As opposed to... what capacitive touchscreen phone was it again that never makes you touch the screen?
On good screens, you rarely see the smudges anyway, and wiping them off takes a couple of seconds.
As opposed to a real, pressure level sensitive screen where you can use accurate input devices. The resistive touch screen on the N900 was bad enough, now that I have to use a capasitive screen, it's ten times worse.
And if you don't see the smudges, that's because you forgot to clean your glasses. Smudges is, in addition to nasty looking, a layer of oil that distorts the light that goes through it, nomatter how good a screen. Who cares about that crisp resolution when the end result is a blurry mess that causes your eyes trying to refocus and refocus.

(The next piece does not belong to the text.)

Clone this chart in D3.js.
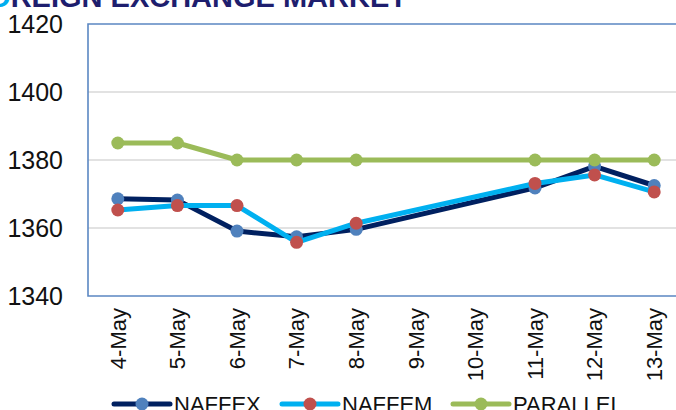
<!DOCTYPE html>
<html><head><meta charset="utf-8">
<script src="https://cdn.jsdelivr.net/npm/d3@7"></script>
<style>html,body{margin:0;padding:0;background:#fff;overflow:hidden}svg{display:block;font-family:Arial,"Liberation Sans",sans-serif}</style>
</head><body>
<svg id="c" width="676" height="410"></svg>
<script>
const categories = ["4-May","5-May","6-May","7-May","8-May","9-May","10-May","11-May","12-May","13-May"];
const naffex   = [1368.6, 1368.2, 1359.1, 1357.4, 1359.6, null, null, 1371.8, 1378.1, 1372.5];
const naffem   = [1365.3, 1366.6, 1366.6, 1355.8, 1361.4, null, null, 1373.1, 1375.6, 1370.6];
const parallel = [1385, 1385, 1380, 1380, 1380, null, null, 1380, 1380, 1380];
const yTicks = [1340, 1360, 1380, 1400, 1420];
const seriesNames = ["NAFFEX","NAFFEM","PARALLEL"];

const svg = d3.select("#c");
const pLeft = 88, pTop = 24, pBottom = 296, pRight = 684;

const x = d3.scaleBand().domain(categories).range([pLeft, pRight]);
const y = d3.scaleLinear().domain([1340, 1420]).range([pBottom, pTop]);
const cx = d => x(d) + x.bandwidth() / 2;

// title (clipped at top)
const title = svg.append("text").attr("x", 407).attr("y", 7)
  .attr("text-anchor", "end").attr("font-weight", "bold").attr("font-size", 29)
  .attr("fill", "#1E1E6E");
title.append("tspan").text("F");
title.append("tspan").attr("fill", "#00AEEF").text("O");
title.append("tspan").text("REIGN EXCHANGE MARKET");

// gridlines
svg.append("g").selectAll("line").data(yTicks.filter(t => t > 1340 && t < 1420)).join("line")
  .attr("x1", pLeft).attr("x2", pRight).attr("y1", d => y(d)).attr("y2", d => y(d))
  .attr("stroke", "#D9D9D9").attr("stroke-width", 1.3);

// y axis labels
const yAxis = d3.axisLeft(y).tickValues(yTicks).tickSize(0).tickPadding(25).tickFormat(d3.format("d"));
const yg = svg.append("g").attr("transform", `translate(${pLeft},0)`).call(yAxis);
yg.select(".domain").remove();
yg.selectAll("text").attr("font-size", 25).attr("fill", "#111").attr("font-family", "Arial, 'Liberation Sans', sans-serif");

// plot border
svg.append("path")
  .attr("d", `M${pRight},${pTop}H${pLeft}V${pBottom}H${pRight}`)
  .attr("fill", "none").attr("stroke", "#5B87C2").attr("stroke-width", 1.6);

// x labels
const xAxis = d3.axisBottom(x).tickSize(0).tickPadding(0);
const xg = svg.append("g").attr("transform", `translate(0,${pBottom})`).call(xAxis);
xg.select(".domain").remove();
xg.selectAll("text")
  .attr("font-size", 22).attr("fill", "#111").attr("font-family", "Arial, 'Liberation Sans', sans-serif")
  .attr("text-anchor", "end")
  .attr("transform", "translate(0,12) rotate(-90)")
  .attr("x", 0).attr("y", 0).attr("dy", "0.35em");

const series = [
  {name: seriesNames[0], values: naffex,   line: "#002060", marker: "#4F81BD"},
  {name: seriesNames[1], values: naffem,   line: "#00B0F0", marker: "#C0504D"},
  {name: seriesNames[2], values: parallel, line: "#9BBB59", marker: "#9BBB59"}
];

const lineGen = d3.line().x(d => cx(d.c)).y(d => y(d.v));
series.forEach(s => {
  const pts = categories.map((c, i) => ({c, v: s.values[i]})).filter(d => d.v != null);
  const g = svg.append("g");
  g.append("path").datum(pts).attr("d", lineGen)
    .attr("fill", "none").attr("stroke", s.line).attr("stroke-width", 5)
    .attr("stroke-linejoin", "round").attr("stroke-linecap", "round");
  g.selectAll("circle").data(pts).join("circle")
    .attr("cx", d => cx(d.c)).attr("cy", d => y(d.v)).attr("r", 6.5)
    .attr("fill", s.marker);
});

// legend
const legX = [114, 282, 453];
const legY = 404;
series.forEach((s, i) => {
  const g = svg.append("g").attr("transform", `translate(${legX[i]},${legY})`);
  g.append("line").attr("x1", 0).attr("x2", 56).attr("y1", 0).attr("y2", 0)
    .attr("stroke", s.line).attr("stroke-width", 5).attr("stroke-linecap", "round");
  g.append("circle").attr("cx", 28).attr("cy", 0).attr("r", 6.5).attr("fill", s.marker);
  g.append("text").attr("x", 60).attr("y", 8).attr("font-size", 22).attr("fill", "#111")
    .text(s.name);
});
</script>
</body></html>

Also, most of the time when I try to wipe a smudged screen, it just redistributes the finger/face oil instead of removing it from the screen.
Really. Smudges look bad and it's bad for your eyes.
Throughout all of the 90s and 00s I would scold anyone who put a finger on my computer monitor, because smudges are bad. Now people pay extra for the inability to use styluses? Someone's PR department fooled them real bad.
All it really takes to compare screens is someone speaking about the n9 with reference to another device. Something we are all familiar with. Not asking for detailed anything, just a simple better or worse than something we know of. This is not a leak of secret information or hidden technology. Basically if I can be told that a phone has a technology I haven't even heard of.....we should definitely be able get word on how it compares to current devices. I couldn't have guessed this phone had haptikos technology, so if we can be told about that we can also be told how the sharpness adds up. That would be discussed about any phone before a tech not seen in any mobile device to date. If I wanted to keep my job ....I wouldn't speak about things like that. Don't feel like I'm inquiring about some small feature......from the day you first get your device all you will ever see will come from that screen. Essentially that's all these touch only phones are. I want to know because that's the single most important feature about about any modern day phone. Hell....look at the concept photo. The front is 95% screen. You will hardly ever use the back (not look but use). Hell yeah I wanna know about the screen.... tired of these blunt answers when we already been informed on their never seen before features. How does it look compared to Amoled tech, qhd, and retina displays. This is not a leak it anything that will get someone fired, but its the most obvious feature on the device.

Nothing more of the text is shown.